* THE PROBLEM *
Repeat the material verbatim. Images are excluded from the copy.

*****

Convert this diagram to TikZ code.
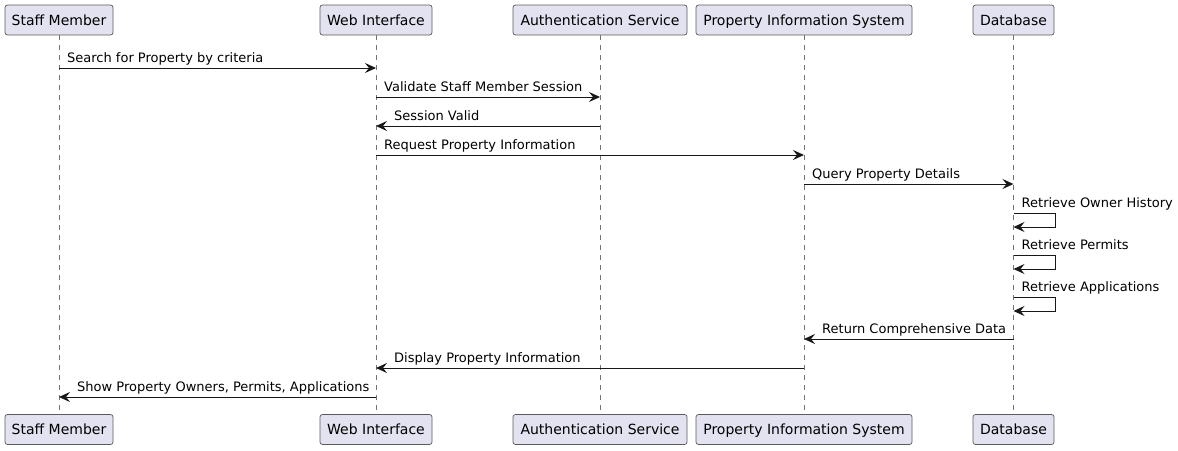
\documentclass[tikz,border=0pt]{standalone}
\usepackage{fontspec}
\setmainfont{DejaVu Sans}
\usetikzlibrary{arrows.meta}
\definecolor{boxfill}{HTML}{E2E2F0}
\definecolor{ink}{HTML}{181818}
\definecolor{boxline}{HTML}{5A5A5A}
\begin{document}
\begin{tikzpicture}[x=1pt,y=-1pt,
  participant/.style={draw=boxline, fill=boxfill, rounded corners=2.5pt, line width=0.7pt,
    minimum height=30pt, inner sep=0pt, text height=11pt, text depth=0.5pt,
    font=\fontsize{14}{16}\selectfont, text=black},
  lifeline/.style={draw=ink!60, line width=0.6pt, dash pattern=on 5pt off 5pt},
  msg/.style={draw=ink, line width=1pt, -{Stealth[length=11pt,width=10pt,inset=4pt]}},
  lbl/.style={anchor=base west, inner sep=0pt, font=\fontsize{13}{15}\selectfont, text=black}]
\useasboundingbox (0,0) rectangle (1178,450);
% participants
\node[participant, minimum width=108pt] (smT) at (59,20) {Staff Member};
\node[participant, minimum width=112pt] (wiT) at (376,20) {Web Interface};
\node[participant, minimum width=174pt] (asT) at (600,20) {Authentication Service};
\node[participant, minimum width=216pt] (pisT) at (804,20) {Property Information System};
\node[participant, minimum width=81pt] (dbT) at (1013.5,20) {Database};
\node[participant, minimum width=108pt] (smB) at (59,429.5) {Staff Member};
\node[participant, minimum width=112pt] (wiB) at (376,429.5) {Web Interface};
\node[participant, minimum width=174pt] (asB) at (600,429.5) {Authentication Service};
\node[participant, minimum width=216pt] (pisB) at (804,429.5) {Property Information System};
\node[participant, minimum width=81pt] (dbB) at (1013.5,429.5) {Database};
% lifelines
\draw[lifeline] (smT.south) -- (smB.north);
\draw[lifeline] (wiT.south) -- (wiB.north);
\draw[lifeline] (asT.south) -- (asB.north);
\draw[lifeline] (pisT.south) -- (pisB.north);
\draw[lifeline] (dbT.south) -- (dbB.north);
% message end points
\coordinate (m1a) at (59,68);   \coordinate (m1b) at (376,68);
\coordinate (m2a) at (376,97);  \coordinate (m2b) at (600,97);
\coordinate (m3a) at (600,126); \coordinate (m3b) at (376,126);
\coordinate (m4a) at (376,155); \coordinate (m4b) at (804,155);
\coordinate (m5a) at (804,184); \coordinate (m5b) at (1013.5,184);
\coordinate (m6a) at (1013.5,213); \coordinate (m6b) at (1013.5,227);
\coordinate (m7a) at (1013.5,255); \coordinate (m7b) at (1013.5,269);
\coordinate (m8a) at (1013.5,297); \coordinate (m8b) at (1013.5,311);
\coordinate (m9a) at (1013.5,339); \coordinate (m9b) at (804,339);
\coordinate (m10a) at (804,368); \coordinate (m10b) at (376,368);
\coordinate (m11a) at (376,397); \coordinate (m11b) at (59,397);
% messages
\draw[msg] (m1a) -- (m1b);
\node[lbl] (t1) at (67,62.5) {Search for Property by criteria};
\draw[msg] (m2a) -- (m2b);
\node[lbl] (t2) at (384,91.5) {Validate Staff Member Session};
\draw[msg] (m3a) -- (m3b);
\node[lbl] (t3) at (394,120.5) {Session Valid};
\draw[msg] (m4a) -- (m4b);
\node[lbl] (t4) at (384,149.5) {Request Property Information};
\draw[msg] (m5a) -- (m5b);
\node[lbl] (t5) at (812,178.5) {Query Property Details};
\draw[msg] (m6a) -- ++(42,0) |- (m6b);
\node[lbl] (t6) at (1021.5,207.5) {Retrieve Owner History};
\draw[msg] (m7a) -- ++(42,0) |- (m7b);
\node[lbl] (t7) at (1021.5,249.5) {Retrieve Permits};
\draw[msg] (m8a) -- ++(42,0) |- (m8b);
\node[lbl] (t8) at (1021.5,291.5) {Retrieve Applications};
\draw[msg] (m9a) -- (m9b);
\node[lbl] (t9) at (822,333.5) {Return Comprehensive Data};
\draw[msg] (m10a) -- (m10b);
\node[lbl] (t10) at (394,362.5) {Display Property Information};
\draw[msg] (m11a) -- (m11b);
\node[lbl] (t11) at (77,391.5) {Show Property Owners, Permits, Applications};
\end{tikzpicture}
\end{document}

*****

* RESULT BELOW *
Convert this diagram to TikZ code.
\documentclass[tikz,border=0pt]{standalone}
\usepackage{fontspec}
\setmainfont{DejaVu Sans}
\usetikzlibrary{arrows.meta}
\definecolor{boxfill}{HTML}{E2E2F0}
\definecolor{ink}{HTML}{181818}
\definecolor{boxline}{HTML}{5A5A5A}
\begin{document}
\begin{tikzpicture}[x=1pt,y=-1pt,
  participant/.style={draw=boxline, fill=boxfill, rounded corners=2.5pt, line width=0.7pt,
    minimum height=30pt, inner sep=0pt, text height=11pt, text depth=0.5pt,
    font=\fontsize{14}{16}\selectfont, text=black},
  lifeline/.style={draw=ink!60, line width=0.6pt, dash pattern=on 5pt off 5pt},
  msg/.style={draw=ink, line width=1pt, -{Stealth[length=11pt,width=10pt,inset=4pt]}},
  lbl/.style={anchor=base west, inner sep=0pt, font=\fontsize{13}{15}\selectfont, text=black}]
\useasboundingbox (0,0) rectangle (1178,450);
% participants
\node[participant, minimum width=108pt] (smT) at (59,20) {Staff Member};
\node[participant, minimum width=112pt] (wiT) at (376,20) {Web Interface};
\node[participant, minimum width=174pt] (asT) at (600,20) {Authentication Service};
\node[participant, minimum width=216pt] (pisT) at (804,20) {Property Information System};
\node[participant, minimum width=81pt] (dbT) at (1013.5,20) {Database};
\node[participant, minimum width=108pt] (smB) at (59,429.5) {Staff Member};
\node[participant, minimum width=112pt] (wiB) at (376,429.5) {Web Interface};
\node[participant, minimum width=174pt] (asB) at (600,429.5) {Authentication Service};
\node[participant, minimum width=216pt] (pisB) at (804,429.5) {Property Information System};
\node[participant, minimum width=81pt] (dbB) at (1013.5,429.5) {Database};
% lifelines
\draw[lifeline] (smT.south) -- (smB.north);
\draw[lifeline] (wiT.south) -- (wiB.north);
\draw[lifeline] (asT.south) -- (asB.north);
\draw[lifeline] (pisT.south) -- (pisB.north);
\draw[lifeline] (dbT.south) -- (dbB.north);
% message end points
\coordinate (m1a) at (59,68);   \coordinate (m1b) at (376,68);
\coordinate (m2a) at (376,97);  \coordinate (m2b) at (600,97);
\coordinate (m3a) at (600,126); \coordinate (m3b) at (376,126);
\coordinate (m4a) at (376,155); \coordinate (m4b) at (804,155);
\coordinate (m5a) at (804,184); \coordinate (m5b) at (1013.5,184);
\coordinate (m6a) at (1013.5,213); \coordinate (m6b) at (1013.5,227);
\coordinate (m7a) at (1013.5,255); \coordinate (m7b) at (1013.5,269);
\coordinate (m8a) at (1013.5,297); \coordinate (m8b) at (1013.5,311);
\coordinate (m9a) at (1013.5,339); \coordinate (m9b) at (804,339);
\coordinate (m10a) at (804,368); \coordinate (m10b) at (376,368);
\coordinate (m11a) at (376,397); \coordinate (m11b) at (59,397);
% messages
\draw[msg] (m1a) -- (m1b);
\node[lbl] (t1) at (67,62.5) {Search for Property by criteria};
\draw[msg] (m2a) -- (m2b);
\node[lbl] (t2) at (384,91.5) {Validate Staff Member Session};
\draw[msg] (m3a) -- (m3b);
\node[lbl] (t3) at (394,120.5) {Session Valid};
\draw[msg] (m4a) -- (m4b);
\node[lbl] (t4) at (384,149.5) {Request Property Information};
\draw[msg] (m5a) -- (m5b);
\node[lbl] (t5) at (812,178.5) {Query Property Details};
\draw[msg] (m6a) -- ++(42,0) |- (m6b);
\node[lbl] (t6) at (1021.5,207.5) {Retrieve Owner History};
\draw[msg] (m7a) -- ++(42,0) |- (m7b);
\node[lbl] (t7) at (1021.5,249.5) {Retrieve Permits};
\draw[msg] (m8a) -- ++(42,0) |- (m8b);
\node[lbl] (t8) at (1021.5,291.5) {Retrieve Applications};
\draw[msg] (m9a) -- (m9b);
\node[lbl] (t9) at (822,333.5) {Return Comprehensive Data};
\draw[msg] (m10a) -- (m10b);
\node[lbl] (t10) at (394,362.5) {Display Property Information};
\draw[msg] (m11a) -- (m11b);
\node[lbl] (t11) at (77,391.5) {Show Property Owners, Permits, Applications};
\end{tikzpicture}
\end{document}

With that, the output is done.